Sunderland, however, have actually ended the week worse off than they started.
Not only have they ended a week without a 25-goal a season striker, they are also having to look at replacing Bent without any extra cash raised from his departure.
The record-breaking sale of the 26-year-old – the highest fee for a player any North-East club has been involved in – has caught the eye across the country for the manner in which the deal was conducted.
But rather than reflect further into the reasons for Bent’s decision to move on, it’s worth looking at the finer details of how such a transfer can leave the selling club short – in the short term anyway.
Eighteen months after moving from Tottenham in a transfer that could have been eventually worth £16.5m, Sunderland should have that sum of money and an extra £7.5m to play around with in their search for a replacement.
The truth, however, is quite different. Firstly, Tottenham were due the final payment of the scheduled instalments from the deal that was agreed in the summer of 2009.
That amounted to around £4m, which closed that particular transfer at £13.5m rather than the £16.5m they would have had to pay if a number of remaining add-ons had been reached.
As Sunderland stood to make a profit on the original fee they agreed to pay Spurs, they were also due to pay a sizeable proportion of the sell-on fee to Tottenham which amounted to around £3m.
And after Villa only paid an initial £6m of the Bent fee, with more due in the summer, that meant Sunderland were left with a £1m shortfall until further money comes through the door in the summer.
It is with that in mind Sunderland have been looking at the shorter term, with the likes of Ricardo Fuller being targeted, while most fans have been expecting a more expensive foray on the transfer front.
DARREN BENT has not been the only mover and shaker on the transfer front this week, with a familiar face back at St James’ Park.
When Alan Pardew announced his No 2 was John Carver, it is safe to assume that Newcastle United’s hottest property was a happy man.
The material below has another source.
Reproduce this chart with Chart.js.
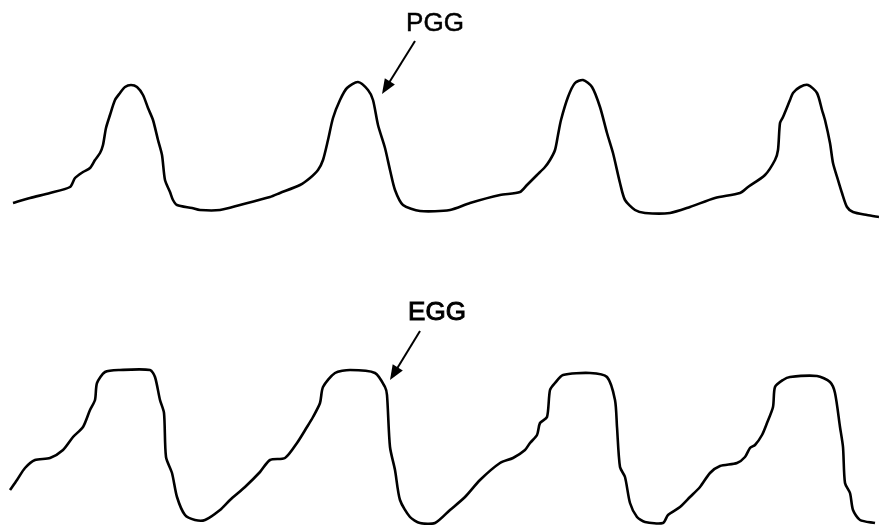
<!DOCTYPE html>
<html>
<head>
<meta charset="utf-8">
<script src="https://cdn.jsdelivr.net/npm/chart.js@4"></script>
<style>
  html, body { margin: 0; padding: 0; background: #fff; }
  #wrap { width: 879px; height: 525px; }
</style>
</head>
<body>
<div id="wrap"><canvas id="waveChart"></canvas></div>
<script>
// PGG trace (sample index, level; level axis runs downward)
const pggX = [13, 30, 50, 70, 75, 83, 90, 95, 100, 103, 106, 110, 115, 120, 125, 131, 137, 143, 148, 153, 158, 162, 165, 170, 173, 177, 192, 200, 220, 240, 270, 280, 300, 310, 318, 323, 328, 333, 340, 347, 358, 368, 373, 378, 385, 390, 395, 403, 420, 450, 470, 500, 520, 527, 537, 545, 550, 555, 558, 561, 568, 575, 583, 592, 600, 607, 613, 620, 625, 635, 645, 670, 690, 715, 740, 748, 765, 775, 778, 780, 783, 790, 793, 800, 808, 817, 822, 825, 830, 833, 838, 842, 847, 853, 867, 879];
const pggY = [203, 198, 193, 187, 178, 172, 168, 160, 153, 145, 128, 115, 100, 93, 87, 85, 87, 95, 108, 120, 140, 155, 180, 192, 200, 205, 208, 210, 210, 205, 197, 193, 185, 178, 170, 160, 140, 118, 100, 88, 82, 90, 100, 125, 148, 170, 190, 205, 211, 210, 203, 195, 192, 185, 175, 167, 160, 150, 135, 120, 97, 83, 80, 87, 107, 133, 153, 183, 200, 210, 213, 213, 207, 198, 193, 187, 175, 160, 150, 123, 117, 100, 93, 87, 85, 93, 110, 120, 143, 163, 180, 193, 207, 212, 215, 217];

// EGG trace
const eggX = [10, 17, 25, 35, 50, 63, 73, 83, 90, 95, 97, 105, 120, 150, 155, 160, 164, 166, 172, 177, 185, 195, 205, 220, 230, 245, 260, 270, 285, 297, 307, 313, 320, 323, 335, 350, 375, 385, 387, 390, 395, 400, 410, 420, 435, 450, 465, 480, 500, 513, 525, 530, 537, 540, 547, 550, 555, 563, 590, 607, 615, 617, 620, 625, 630, 637, 645, 663, 668, 680, 690, 700, 710, 720, 737, 745, 750, 755, 762, 767, 773, 775, 783, 790, 817, 830, 835, 840, 843, 845, 850, 853, 860, 875];
const eggY = [490, 480, 468, 460, 458, 450, 437, 427, 410, 400, 383, 372, 370, 370, 377, 400, 413, 457, 473, 497, 515, 520, 520, 510, 500, 487, 472, 460, 458, 443, 427, 417, 403, 387, 373, 370, 373, 387, 395, 447, 470, 500, 517, 523, 523, 510, 497, 480, 463, 458, 450, 443, 435, 423, 417, 390, 383, 375, 373, 377, 400, 427, 467, 477, 503, 517, 522, 523, 515, 507, 497, 487, 473, 466, 463, 457, 448, 445, 435, 423, 407, 387, 380, 377, 376, 382, 393, 427, 447, 483, 493, 510, 520, 523];

// label text and arrow (tail -> tip) in the same units
const labels = [
  { text: 'PGG', x: 435, y: 24, tail: [415, 41], tip: [382, 94], heavy: false },
  { text: 'EGG', x: 437, y: 313, tail: [420, 331], tip: [390, 380], heavy: true }
];

function toPoints(xs, ys) {
  return xs.map((x, i) => ({ x: x, y: ys[i] }));
}

const labelPlugin = {
  id: 'waveLabels',
  afterDatasetsDraw(chart) {
    const ctx = chart.ctx;
    const sx = chart.scales.x, sy = chart.scales.y;
    ctx.save();
    ctx.fillStyle = '#000';
    ctx.strokeStyle = '#000';
    ctx.font = '26px "Liberation Sans", Arial, sans-serif';
    ctx.textAlign = 'center';
    ctx.textBaseline = 'middle';
    labels.forEach(l => {
      const tx = sx.getPixelForValue(l.x), ty = sy.getPixelForValue(l.y);
      ctx.fillText(l.text, tx, ty);
      ctx.lineWidth = l.heavy ? 1 : 0.5;
      ctx.strokeText(l.text, tx, ty);
      const x1 = sx.getPixelForValue(l.tail[0]), y1 = sy.getPixelForValue(l.tail[1]);
      const x2 = sx.getPixelForValue(l.tip[0]), y2 = sy.getPixelForValue(l.tip[1]);
      const ang = Math.atan2(y2 - y1, x2 - x1);
      ctx.lineWidth = 2;
      ctx.beginPath();
      ctx.moveTo(x1, y1);
      ctx.lineTo(x2 - 8 * Math.cos(ang), y2 - 8 * Math.sin(ang));
      ctx.stroke();
      // arrow head
      const len = 16, wid = 0.38;
      ctx.beginPath();
      ctx.moveTo(x2, y2);
      ctx.lineTo(x2 - len * Math.cos(ang - wid), y2 - len * Math.sin(ang - wid));
      ctx.lineTo(x2 - len * Math.cos(ang + wid), y2 - len * Math.sin(ang + wid));
      ctx.closePath();
      ctx.fill();
    });
    ctx.restore();
  }
};

new Chart(document.getElementById('waveChart'), {
  type: 'line',
  data: {
    datasets: [
      { label: 'PGG', data: toPoints(pggX, pggY) },
      { label: 'EGG', data: toPoints(eggX, eggY) }
    ]
  },
  options: {
    responsive: true,
    maintainAspectRatio: false,
    animation: false,
    layout: { padding: 0 },
    elements: {
      line: { borderColor: '#000', borderWidth: 2.6, tension: 0.25, fill: false },
      point: { radius: 0 }
    },
    scales: {
      x: { type: 'linear', min: 0, max: 879, display: false },
      y: { type: 'linear', min: 0, max: 525, reverse: true, display: false }
    },
    plugins: {
      legend: { display: false },
      tooltip: { enabled: false }
    }
  },
  plugins: [labelPlugin]
});
</script>
</body>
</html>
It was Carver’s eagle eye and intervention that prevented Andy Carroll from being thrown on to the football scrapheap during his days as a schoolboy with the club.
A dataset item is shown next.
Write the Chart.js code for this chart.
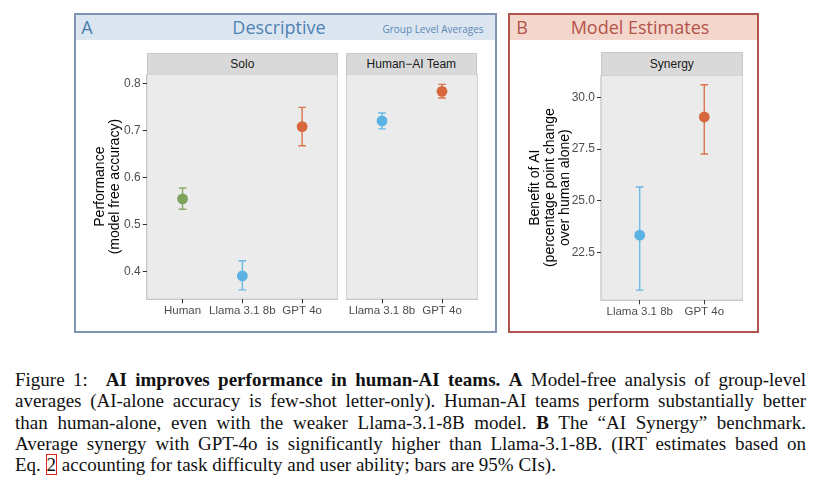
<!DOCTYPE html>
<html>
<head>
<meta charset="utf-8">
<script src="https://cdn.jsdelivr.net/npm/chart.js@4.4.1/dist/chart.umd.min.js"></script>
<style>
  html, body { margin:0; padding:0; background:#fff; }
  body { width:820px; height:485px; position:relative; overflow:hidden; font-family:"Liberation Sans", Arial, sans-serif; }
  .box { position:absolute; box-sizing:border-box; border:2px solid; }
  .hdr { position:absolute; left:0; top:0; right:0; }
  .htxt { position:absolute; font-family:"Open Sans", sans-serif; white-space:nowrap; transform:translate(-50%,-50%); line-height:1; }
  .strip { position:absolute; box-sizing:border-box; background:#D9D9D9; border:1px solid #C8C8C8; border-bottom:none;
           font-size:12px; color:#1A1A1A; text-align:center; }
  canvas { position:absolute; }
  #caption { position:absolute; left:15px; top:369px; width:791px; font-family:"Liberation Serif", "Times New Roman", serif;
             font-size:19px; line-height:21.3px; color:#111; }
  #caption .j { text-align:justify; text-align-last:justify; white-space:nowrap; }
  #caption .l { text-align:left; white-space:nowrap; }
  .ref { outline:1.5px solid #E0201A; outline-offset:-1px; padding:0 1px; }
</style>
</head>
<body>

<!-- Panel A frame -->
<div class="box" style="left:74px; top:13px; width:423px; height:320px; border-color:#7F95B1;">
  <div class="hdr" style="height:25px; background:#DCE6F1;"></div>
</div>
<div class="htxt" style="left:87px; top:27px; font-size:18px; color:#4A7DB0;">A</div>
<div class="htxt" style="left:279px; top:27px; font-size:18px; color:#4F81B3;">Descriptive</div>
<div class="htxt" style="left:433px; top:29px; font-size:10px; color:#5A86B4;">Group Level Averages</div>

<!-- Panel B frame -->
<div class="box" style="left:508px; top:13px; width:251px; height:320px; border-color:#B1544E;">
  <div class="hdr" style="height:24.5px; background:#F3D7CD;"></div>
</div>
<div class="htxt" style="left:522px; top:27px; font-size:18px; color:#B5524A;">B</div>
<div class="htxt" style="left:640px; top:27px; font-size:18px; color:#B5524A;">Model Estimates</div>

<!-- strips -->
<div class="strip" style="left:146.7px; top:52.7px; width:191.3px; height:21.6px; line-height:21px;">Solo</div>
<div class="strip" style="left:345.7px; top:52.7px; width:131.3px; height:21.6px; line-height:21px;">Human−AI Team</div>
<div class="strip" style="left:601px; top:52.3px; width:141.7px; height:22.7px; line-height:22px;">Synergy</div>

<canvas id="cSolo" width="247" height="253" style="left:91px; top:74px;"></canvas>
<canvas id="cTeam" width="132" height="253" style="left:345.5px; top:74px;"></canvas>
<canvas id="cSyn" width="219" height="253" style="left:524px; top:75px;"></canvas>

<div id="caption">
  <div class="j">Figure 1:&ensp; <b>AI improves performance in human-AI teams.</b> <b>A</b> Model-free analysis of group-level</div>
  <div class="j">averages (AI-alone accuracy is few-shot letter-only). Human-AI teams perform substantially better</div>
  <div class="j">than human-alone, even with the weaker Llama-3.1-8B model. <b>B</b> The “AI Synergy” benchmark.</div>
  <div class="j">Average synergy with GPT-4o is significantly higher than Llama-3.1-8B. (IRT estimates based on</div>
  <div class="l">Eq. <span class="ref">2</span> accounting for task difficulty and user ability; bars are 95% CIs).</div>
</div>

<script>
// ---------------- DATA ----------------
const soloCategories = ['Human', 'Llama 3.1 8b', 'GPT 4o'];
const soloMean = [0.555, 0.391, 0.709];
const soloLow  = [0.533, 0.361, 0.668];
const soloHigh = [0.578, 0.423, 0.750];

const teamCategories = ['Llama 3.1 8b', 'GPT 4o'];
const teamMean = [0.721, 0.784];
const teamLow  = [0.704, 0.770];
const teamHigh = [0.738, 0.799];

const synergyCategories = ['Llama 3.1 8b', 'GPT 4o'];
const synergyMean = [23.34, 29.05];
const synergyLow  = [20.68, 27.26];
const synergyHigh = [25.67, 30.61];

const perfTicks = [0.4, 0.5, 0.6, 0.7, 0.8];
const synergyTicks = [22.5, 25.0, 27.5, 30.0];

const perfTitle = ['Performance', '(model free accuracy)'];
const synergyTitle = ['Benefit of AI', '(percentage point change', 'over human alone)'];

const modelColors = { 'Human': '#7EA35C', 'Llama 3.1 8b': '#5AB3E3', 'GPT 4o': '#D9673D' };

// ---------------- HELPERS ----------------
const panelBg = {
  id: 'panelBg',
  beforeDraw(chart) {
    const {ctx, chartArea: a} = chart;
    ctx.save();
    ctx.fillStyle = '#EBEBEB';
    ctx.fillRect(a.left, a.top, a.right - a.left, a.bottom - a.top);
    ctx.strokeStyle = '#C4C4C4';
    ctx.lineWidth = 1.2;
    ctx.strokeRect(a.left, a.top, a.right - a.left, a.bottom - a.top);
    ctx.restore();
  }
};

const errorBars = {
  id: 'errorBars',
  beforeDatasetsDraw(chart) {
    const {ctx, scales: {x, y}} = chart;
    const eb = chart.options.plugins.errorBars;
    ctx.save();
    ctx.lineWidth = 1.4;
    eb.low.forEach((lo, i) => {
      const px = x.getPixelForValue(i);
      const yl = y.getPixelForValue(lo);
      const yh = y.getPixelForValue(eb.high[i]);
      ctx.strokeStyle = eb.colors[i];
      ctx.globalAlpha = 0.9;
      ctx.beginPath();
      ctx.moveTo(px, yl); ctx.lineTo(px, yh);
      ctx.moveTo(px - 3.8, yl); ctx.lineTo(px + 3.8, yl);
      ctx.moveTo(px - 3.8, yh); ctx.lineTo(px + 3.8, yh);
      ctx.stroke();
    });
    ctx.restore();
  }
};

function zeroPad(s) {
  s.paddingTop = 0; s.paddingBottom = 0; s.paddingLeft = 0; s.paddingRight = 0;
}

function makeChart(id, cats, mean, low, high, yMin, yMax, yTicks, title, yWidth, titlePad) {
  const colors = cats.map(c => modelColors[c]);
  const showY = yWidth > 0;
  return new Chart(document.getElementById(id), {
    type: 'scatter',
    data: {
      datasets: [{
        data: mean.map((v, i) => ({x: i, y: v})),
        backgroundColor: colors,
        borderWidth: 0,
        pointRadius: 5.4,
        pointHoverRadius: 5.4,
        clip: false
      }]
    },
    options: {
      responsive: false,
      animation: false,
      events: [],
      layout: { padding: 0, autoPadding: false },
      plugins: {
        legend: { display: false },
        tooltip: { enabled: false },
        errorBars: { low: low, high: high, colors: colors }
      },
      scales: {
        x: {
          type: 'linear',
          min: -0.6,
          max: cats.length - 1 + 0.6,
          afterBuildTicks: s => { s.ticks = cats.map((c, i) => ({value: i})); },
          afterFit: s => { s.height = 27.7; zeroPad(s); },
          ticks: {
            callback: v => cats[Math.round(v)],
            color: '#4D4D4D',
            font: { family: 'Liberation Sans', size: 11.5 },
            padding: 1,
            maxRotation: 0,
            autoSkip: false
          },
          grid: { display: true, drawOnChartArea: false, drawTicks: true, tickLength: 4, color: '#333333', lineWidth: 1 },
          border: { display: false }
        },
        y: {
          type: 'linear',
          display: showY,
          min: yMin,
          max: yMax,
          afterBuildTicks: s => { s.ticks = yTicks.map(v => ({value: v})); },
          afterFit: s => { if (showY) s.width = yWidth; zeroPad(s); },
          ticks: {
            callback: v => Number(v).toFixed(1),
            color: '#4D4D4D',
            font: { family: 'Liberation Sans', size: 12 },
            padding: 2
          },
          grid: { display: true, drawOnChartArea: false, drawTicks: true, tickLength: 4, color: '#333333', lineWidth: 1 },
          border: { display: false },
          title: {
            display: showY && !!title,
            text: title || '',
            color: '#000000',
            font: { family: 'Liberation Sans', size: 14, lineHeight: 1.07 },
            padding: { top: titlePad || 0, bottom: 0 }
          }
        }
      }
    },
    plugins: [panelBg, errorBars]
  });
}

makeChart('cSolo', soloCategories, soloMean, soloLow, soloHigh, 0.341, 0.821, perfTicks, perfTitle, 55.7, 2);
makeChart('cTeam', teamCategories, teamMean, teamLow, teamHigh, 0.341, 0.821, perfTicks, null, 0, 0);
makeChart('cSyn', synergyCategories, synergyMean, synergyLow, synergyHigh, 20.19, 31.08, synergyTicks, synergyTitle, 77, 4);
</script>
</body>
</html>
Carroll was being used as a left-back as a 15-year-old for the Under-16s but then Carver – handed a role in charge of the Academy by Graeme Souness at that time – converted Carroll in to a striker. The rest, as they say, is history.
So if there is a young defender failing to make an impact with the Magpies now, make a beeline for Carver. It could make you into an England international striker.
SPEAKING of Newcastle strikers, one of the club’s former heroes has been making an impact in the North-East in the last week: Tino Asprilla.
After having a drink in Whickham, Gateshead, on Friday night he then went to the Wear- Tyne derby and stood with the Geordie supporters in the away end until he was asked to leave because he was smoking a cigar.
He posed for photographs with the Newcastle supporters, signed autographs.
Just think, Asprilla could have had that rapport with the Darlington fans had George Reynolds got his way.